Bridges for bears and tunnels for tortoises have significantly reduced the number of wildlife-car collisions worldwide.
Each year all over the world, animals are hit by vehicles. According to Wikipedia, “In the US, an estimated 1.25 million insurance claims are filed annually due to collisions with deer, elk, or moose, amounting to 1 out of 169 collision damage claims”. Then, this is the right time to better protect both drivers and wildlife.
As reported by National Geographic, “studies that looked at a cross-section of native species' deaths on highways in Florida, bandicoots and wallabies in Australia, and jaguars in Mexico, just to name a few, all show that wildlife crossings save money and lives, both human and animal. That is why traffic-spanning bridges and tunnels—which have been popular in Europe since the 1950s when the first was built in France—are showing up worldwide. Usually looking much like a regular overpass for cars, but decked out with native flora, they are not particularly noticeable unless you know what you’re looking for”.
The Trans-Canada Highway
One of the most famous traffic-spanning bridge is the one on the Trans-Canada Highway – the wildlife overpasses in Banff. This 2012 study shows that in just one two-mile stretch, wildlife-vehicle crashes reduced from an average of 12 a year to 2.5, reducing costs of crashes by 90 percent—over $100,000.
The Snoqualmie Pass
In the Washington State, the Snoqualmie Pass is a wildlife bridge over Interstate 90, which runs from Seattle to Boston – deer and coyotes are already using it. Along with six underpasses built since 2013, these crossings are the first in a set of 20 along a 15-mile stretch of highway on I-90. These passes will allow elk, black bears, mountain lions, pika, and even trout to traverse what was once a near-impenetrable barrier of the road.
Raindeers’ bridges in Swedish counties
Climate change is shaking up the ecosystems in Sweden and the local reindeers need to travel to different regions for food sources. Therefore, such new migration routes by raindeers bring up issues, especially over railways and roadways. For this reason, one dozen bridges are planned to be built in the northern counties of Norrbotten and Västerbotten, where it will benefit the reindeer most.
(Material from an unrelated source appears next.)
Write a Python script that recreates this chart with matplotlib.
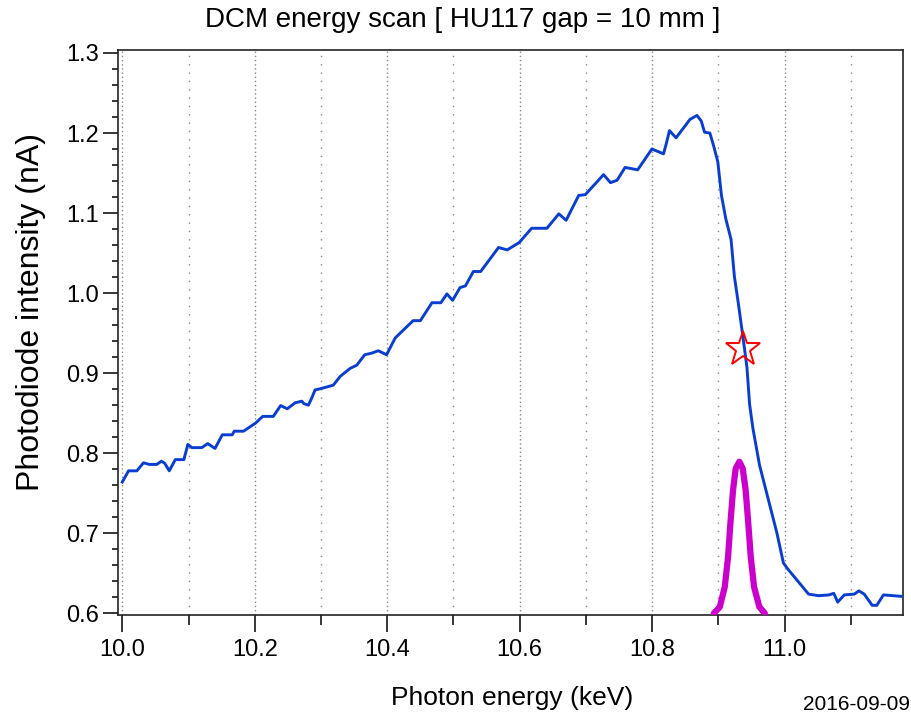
import matplotlib
matplotlib.use("Agg")
import matplotlib.pyplot as plt
from matplotlib.ticker import MultipleLocator

# ---- data ----
scan_energy = [10.000, 10.0095, 10.022, 10.032, 10.041, 10.052, 10.059, 10.064, 10.071, 10.080,
               10.093, 10.099, 10.105, 10.120, 10.129, 10.140, 10.151, 10.166, 10.169, 10.183,
               10.201, 10.212, 10.228, 10.239, 10.249, 10.261, 10.271, 10.274, 10.281, 10.286,
               10.291, 10.301, 10.3185, 10.329, 10.344, 10.354, 10.366, 10.3765, 10.3865, 10.399,
               10.412, 10.427, 10.439, 10.450, 10.4675, 10.481, 10.490, 10.4986, 10.510, 10.518,
               10.530, 10.541, 10.568, 10.581, 10.599, 10.618, 10.641, 10.659, 10.670, 10.689,
               10.699, 10.7265, 10.737, 10.747, 10.759, 10.778, 10.7995, 10.817, 10.821, 10.826,
               10.836, 10.857, 10.8675, 10.874, 10.879, 10.887, 10.893, 10.899, 10.9045, 10.911,
               10.919, 10.924, 10.930, 10.937, 10.943, 10.947, 10.952, 10.962, 10.975, 10.988,
               10.998, 11.004, 11.018, 11.036, 11.051, 11.067, 11.074, 11.080, 11.090, 11.105,
               11.112, 11.120, 11.132, 11.139, 11.149, 11.179]
scan_current = [0.764, 0.778, 0.778, 0.788, 0.786, 0.786, 0.790, 0.7875, 0.778, 0.792,
                0.792, 0.811, 0.807, 0.807, 0.812, 0.806, 0.823, 0.823, 0.8275, 0.8275,
                0.8375, 0.846, 0.846, 0.8595, 0.8555, 0.863, 0.865, 0.862, 0.860, 0.869,
                0.879, 0.881, 0.885, 0.896, 0.906, 0.910, 0.923, 0.925, 0.928, 0.923,
                0.944, 0.956, 0.9656, 0.9656, 0.988, 0.988, 0.999, 0.991, 1.007, 1.009,
                1.027, 1.027, 1.057, 1.054, 1.063, 1.081, 1.081, 1.099, 1.091, 1.122,
                1.123, 1.148, 1.138, 1.141, 1.157, 1.154, 1.180, 1.174, 1.186, 1.203,
                1.194, 1.217, 1.222, 1.215, 1.201, 1.200, 1.183, 1.164, 1.122, 1.093,
                1.067, 1.021, 0.987, 0.945, 0.907, 0.861, 0.831, 0.785, 0.743, 0.701,
                0.663, 0.656, 0.642, 0.624, 0.622, 0.623, 0.625, 0.614, 0.623, 0.624,
                0.628, 0.624, 0.610, 0.610, 0.623, 0.621]

peak_energy = [10.893, 10.902, 10.9095, 10.9145, 10.918, 10.922, 10.926, 10.9315,
               10.9366, 10.941, 10.945, 10.9487, 10.9537, 10.9617, 10.970]
peak_current = [0.600, 0.608, 0.633, 0.6707, 0.7124, 0.754, 0.781, 0.7894,
                0.781, 0.754, 0.7124, 0.6707, 0.633, 0.608, 0.600]

marker_energy = [10.9377]
marker_current = [0.930]

x_ticks = [10.0, 10.2, 10.4, 10.6, 10.8, 11.0]
y_ticks = [0.6, 0.7, 0.8, 0.9, 1.0, 1.1, 1.2, 1.3]

title_text = "DCM energy scan [ HU117 gap = 10 mm ]"
x_label = "Photon energy (keV)"
y_label = "Photodiode intensity (nA)"
date_text = "2016-09-09"

# ---- figure ----
plt.rcParams['font.family'] = ['Liberation Sans', 'DejaVu Sans']
W, H = 912, 721
fig = plt.figure(figsize=(W / 100, H / 100), dpi=100)
ax = fig.add_axes([118.3 / W, 1 - 615 / H, (903.3 - 118.3) / W, (615 - 50) / H])

ax.set_xlim(9.9940, 11.1790)
ax.set_ylim(0.5979, 1.3037)

ax.xaxis.set_minor_locator(MultipleLocator(0.1))
ax.yaxis.set_minor_locator(MultipleLocator(0.02))
ax.set_xticks(x_ticks)
ax.set_yticks(y_ticks)
ax.set_xticklabels([f"{v:.1f}" for v in x_ticks])
ax.set_yticklabels([f"{v:.1f}" for v in y_ticks])

ax.grid(True, which='major', axis='x', color='#888888', linestyle=(0, (1, 2)), linewidth=1.0)
ax.grid(True, which='minor', axis='x', color='#888888', linestyle=(0, (1, 5)), linewidth=1.0)

ax.tick_params(axis='x', which='major', direction='out', length=12, width=1.1, labelsize=17, pad=5)
ax.tick_params(axis='x', which='minor', direction='out', length=7, width=1.1)
ax.tick_params(axis='y', which='major', direction='out', length=11, width=1.1, labelsize=17, pad=3)
ax.tick_params(axis='y', which='minor', direction='out', length=4.5, width=1.1)
for s in ax.spines.values():
    s.set_linewidth(1.2)
    s.set_color('#222222')

ax.plot(scan_energy, scan_current, color='#0A3ED0', linewidth=2.1, zorder=3)
ax.plot(peak_energy, peak_current, color='#CC00CC', linewidth=4.5, solid_capstyle='round',
        solid_joinstyle='round', zorder=4)
ax.plot(marker_energy, marker_current, marker='*', markersize=26, markerfacecolor='none',
        markeredgecolor='#FF0000', markeredgewidth=1.4, linestyle='none', zorder=5)

fig.text(463 / W, 1 - 20 / H, title_text, ha='center', va='center', fontsize=20)
fig.text(512 / W, 1 - 698 / H, x_label, ha='center', va='center', fontsize=19)
fig.text(31 / W, 1 - 312 / H, y_label, ha='center', va='center', rotation=90, fontsize=23)
fig.text(910 / W, 1 - 704 / H, date_text, ha='right', va='center', fontsize=15)

fig.savefig("out.png", dpi=100)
The bridges will be built in such a way that the reindeer will not be able to jump off the sides but also not feel like they will be trapped in a tunnel — hence the open-air/roofless bridges. The transport authority in Sweden has announced it aims to start work on the first of the new bridges, named “renoducts”, a combination of the word “ren” (reindeer) and “viaduct”, later this year near the eastern city of Umea.